Après une nouvelle année de transes, me revoici, en juillet 1939, au Concours. J'attends les résultats... et c'est la mobilisation générale du 2 août 1939. Je rejoins la Caserne Mortier à Paris pour être incorporé dans une Section d'Infirmiers... La guerre, après la malchance, m'éloigne de mon idéal... Mais la chance revient enfin : résultats du Concours de Lyon : je suis admis ! Je pars donc pour Lyon car on a décidé de nous transformer, dans les délais les plus rapides, en "Médecins Auxiliaires", sortes d'internes ayant le grade d'adjudant et n'étant donc pas officiers, destinés en priorité, au niveau de chaque bataillon, à donner les premiers soins au front et à organiser l'évacuation sur les hôpitaux de l'arrière. Mais pour cela, il faut être titulaire de deux années de Médecine... au moins ! Cette seconde année de médecine fut quelque peu écourtée dans le temps, mais la quantité de travail effectué compensait les quelques mois gagnés : nous étions tous prêts à notre rôle de médecin de bataillon... Et je me retrouve en 1940, un petit galon argenté sur la manche à la gare régulatrice d'Amiens (gare permettant un accès à tous les points du front dans une zone donnée), y attendant une affectation "quelque part" sur le front.

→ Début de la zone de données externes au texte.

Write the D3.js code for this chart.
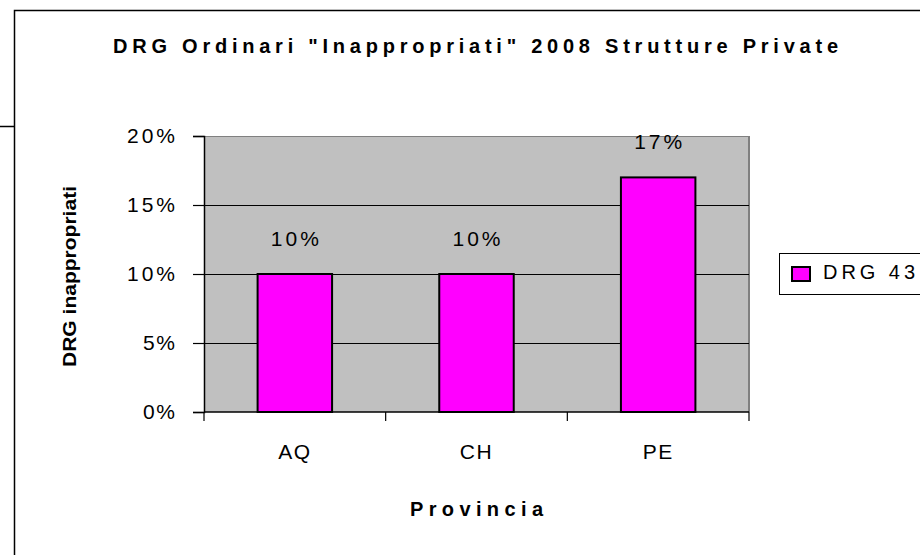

Puis ce fut le 10 mai 1940 et l'enfoncement du front par les Allemands. Nous étions toujours à Amiens... et sous les bombes nous battons en retraite : Rouen, Louviers, Sées, Vannes... enfin Ste Anne D'Auray, en Bretagne, où les Allemands nous rejoignent, nous capturent et nous distribuent dans les divers camps de prisonniers.
 


(1) Simple classification sans signification particulière, si ce n'est l'origine des élèves : A issus du secondaire et B issus du primaire supérieur.